All of the lines below are to be transcribed faithfully, with pictures excluded from the copy.
↓↓↓
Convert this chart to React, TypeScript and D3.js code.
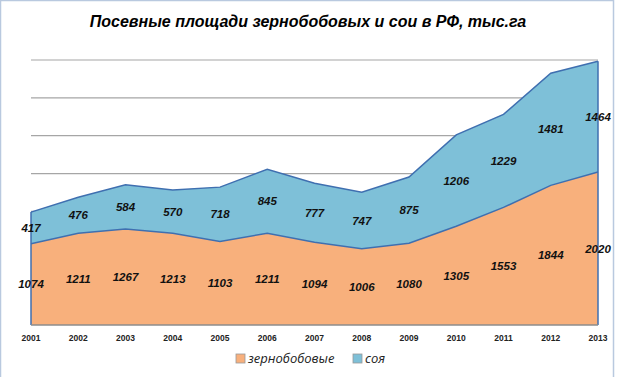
import React from "react";
import * as d3 from "d3";

const years = ["2001","2002","2003","2004","2005","2006","2007","2008","2009","2010","2011","2012","2013"];
const legumes = [1074,1211,1267,1213,1103,1211,1094,1006,1080,1305,1553,1844,2020];
const soy = [417,476,584,570,718,845,777,747,875,1206,1229,1481,1464];
const seriesNames = ["зернобобовые","соя"];
const gridTicks = [0,500,1000,1500,2000,2500,3000,3500];
const title = "Посевные площади зернобобовых и сои в РФ, тыс.га";

const W = 618, H = 377;
const ORANGE = "#F8B07C";
const BLUE = "#7EC0D8";
const LINE = "#3F6FB0";

export default function App() {
  const x = d3.scalePoint<string>().domain(years).range([31, 598]);
  const y = d3.scaleLinear().domain([0, 3500]).range([325, 60]);
  const rows = years.map((yr, i) => ({ yr, a: legumes[i], b: soy[i] }));
  const areaA = d3.area<any>().x(d => x(d.yr)!).y0(y(0)).y1(d => y(d.a));
  const areaB = d3.area<any>().x(d => x(d.yr)!).y0(d => y(d.a)).y1(d => y(d.a + d.b));
  const lineA = d3.line<any>().x(d => x(d.yr)!).y(d => y(d.a));
  const lineB = d3.line<any>().x(d => x(d.yr)!).y(d => y(d.a + d.b));
  const x0 = x(years[0])!, x1 = x(years[years.length - 1])!;
  return (
    <svg width={W} height={H} style={{ position: "absolute", left: 0, top: 0, background: "#fff" }}>
      <rect x={0.5} y={0.5} width={613} height={H + 5} fill="#fff" stroke="#B9C9DF" strokeWidth={1.5} />
      <text x={308} y={27} textAnchor="middle" fontFamily="Liberation Sans, Arial, sans-serif" fontWeight="bold" fontStyle="italic" fontSize={16} fill="#000">{title}</text>
      {gridTicks.slice(1).map(t => (
        <line key={t} x1={x0} x2={x1} y1={y(t)} y2={y(t)} stroke="#A6A6A6" strokeWidth={1.2} />
      ))}
      <path d={areaA(rows)!} fill={ORANGE} />
      <path d={areaB(rows)!} fill={BLUE} />
      <path d={lineB(rows)!} fill="none" stroke={LINE} strokeWidth={1.5} />
      <path d={lineA(rows)!} fill="none" stroke={LINE} strokeWidth={1.5} />
      <line x1={x0} x2={x0} y1={y(0)} y2={y(rows[0].a + rows[0].b)} stroke={LINE} strokeWidth={1.5} />
      <line x1={x1} x2={x1} y1={y(0)} y2={y(rows[12].a + rows[12].b)} stroke={LINE} strokeWidth={1.5} />
      <line x1={x0} x2={x1} y1={y(0)} y2={y(0)} stroke="#8C8C8C" strokeWidth={1.5} />
      {rows.map(d => (
        <g key={d.yr} fontFamily="Liberation Sans, Arial, sans-serif" fontWeight="bold" fontStyle="italic" fontSize={11.5} fill="#111" textAnchor="middle">
          <text x={x(d.yr)} y={(y(0) + y(d.a)) / 2 + 4}>{d.a}</text>
          <text x={x(d.yr)} y={(y(d.a) + y(d.a + d.b)) / 2 + 4}>{d.b}</text>
        </g>
      ))}
      {years.map(yr => (
        <text key={yr} x={x(yr)} y={341} textAnchor="middle" fontFamily="Liberation Sans, Arial, sans-serif" fontWeight="bold" fontSize={8.5} fill="#222">{yr}</text>
      ))}
      <g fontFamily="Open Sans, DejaVu Sans, sans-serif" fontStyle="italic" fontSize={13} fill="#222">
        <rect x={236} y={354} width={9} height={9} fill={ORANGE} stroke="#999" strokeWidth={0.8} />
        <text x={248} y={363}>{seriesNames[0]}</text>
        <rect x={353} y={354} width={9} height={9} fill={BLUE} stroke="#999" strokeWidth={0.8} />
        <text x={365} y={363}>{seriesNames[1]}</text>
      </g>
    </svg>
  );
}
↑↑↑
# [SOLUTION FOR THIS TASK]
Convert this chart to React, TypeScript and D3.js code.
import React from "react";
import * as d3 from "d3";

const years = ["2001","2002","2003","2004","2005","2006","2007","2008","2009","2010","2011","2012","2013"];
const legumes = [1074,1211,1267,1213,1103,1211,1094,1006,1080,1305,1553,1844,2020];
const soy = [417,476,584,570,718,845,777,747,875,1206,1229,1481,1464];
const seriesNames = ["зернобобовые","соя"];
const gridTicks = [0,500,1000,1500,2000,2500,3000,3500];
const title = "Посевные площади зернобобовых и сои в РФ, тыс.га";

const W = 618, H = 377;
const ORANGE = "#F8B07C";
const BLUE = "#7EC0D8";
const LINE = "#3F6FB0";

export default function App() {
  const x = d3.scalePoint<string>().domain(years).range([31, 598]);
  const y = d3.scaleLinear().domain([0, 3500]).range([325, 60]);
  const rows = years.map((yr, i) => ({ yr, a: legumes[i], b: soy[i] }));
  const areaA = d3.area<any>().x(d => x(d.yr)!).y0(y(0)).y1(d => y(d.a));
  const areaB = d3.area<any>().x(d => x(d.yr)!).y0(d => y(d.a)).y1(d => y(d.a + d.b));
  const lineA = d3.line<any>().x(d => x(d.yr)!).y(d => y(d.a));
  const lineB = d3.line<any>().x(d => x(d.yr)!).y(d => y(d.a + d.b));
  const x0 = x(years[0])!, x1 = x(years[years.length - 1])!;
  return (
    <svg width={W} height={H} style={{ position: "absolute", left: 0, top: 0, background: "#fff" }}>
      <rect x={0.5} y={0.5} width={613} height={H + 5} fill="#fff" stroke="#B9C9DF" strokeWidth={1.5} />
      <text x={308} y={27} textAnchor="middle" fontFamily="Liberation Sans, Arial, sans-serif" fontWeight="bold" fontStyle="italic" fontSize={16} fill="#000">{title}</text>
      {gridTicks.slice(1).map(t => (
        <line key={t} x1={x0} x2={x1} y1={y(t)} y2={y(t)} stroke="#A6A6A6" strokeWidth={1.2} />
      ))}
      <path d={areaA(rows)!} fill={ORANGE} />
      <path d={areaB(rows)!} fill={BLUE} />
      <path d={lineB(rows)!} fill="none" stroke={LINE} strokeWidth={1.5} />
      <path d={lineA(rows)!} fill="none" stroke={LINE} strokeWidth={1.5} />
      <line x1={x0} x2={x0} y1={y(0)} y2={y(rows[0].a + rows[0].b)} stroke={LINE} strokeWidth={1.5} />
      <line x1={x1} x2={x1} y1={y(0)} y2={y(rows[12].a + rows[12].b)} stroke={LINE} strokeWidth={1.5} />
      <line x1={x0} x2={x1} y1={y(0)} y2={y(0)} stroke="#8C8C8C" strokeWidth={1.5} />
      {rows.map(d => (
        <g key={d.yr} fontFamily="Liberation Sans, Arial, sans-serif" fontWeight="bold" fontStyle="italic" fontSize={11.5} fill="#111" textAnchor="middle">
          <text x={x(d.yr)} y={(y(0) + y(d.a)) / 2 + 4}>{d.a}</text>
          <text x={x(d.yr)} y={(y(d.a) + y(d.a + d.b)) / 2 + 4}>{d.b}</text>
        </g>
      ))}
      {years.map(yr => (
        <text key={yr} x={x(yr)} y={341} textAnchor="middle" fontFamily="Liberation Sans, Arial, sans-serif" fontWeight="bold" fontSize={8.5} fill="#222">{yr}</text>
      ))}
      <g fontFamily="Open Sans, DejaVu Sans, sans-serif" fontStyle="italic" fontSize={13} fill="#222">
        <rect x={236} y={354} width={9} height={9} fill={ORANGE} stroke="#999" strokeWidth={0.8} />
        <text x={248} y={363}>{seriesNames[0]}</text>
        <rect x={353} y={354} width={9} height={9} fill={BLUE} stroke="#999" strokeWidth={0.8} />
        <text x={365} y={363}>{seriesNames[1]}</text>
      </g>
    </svg>
  );
}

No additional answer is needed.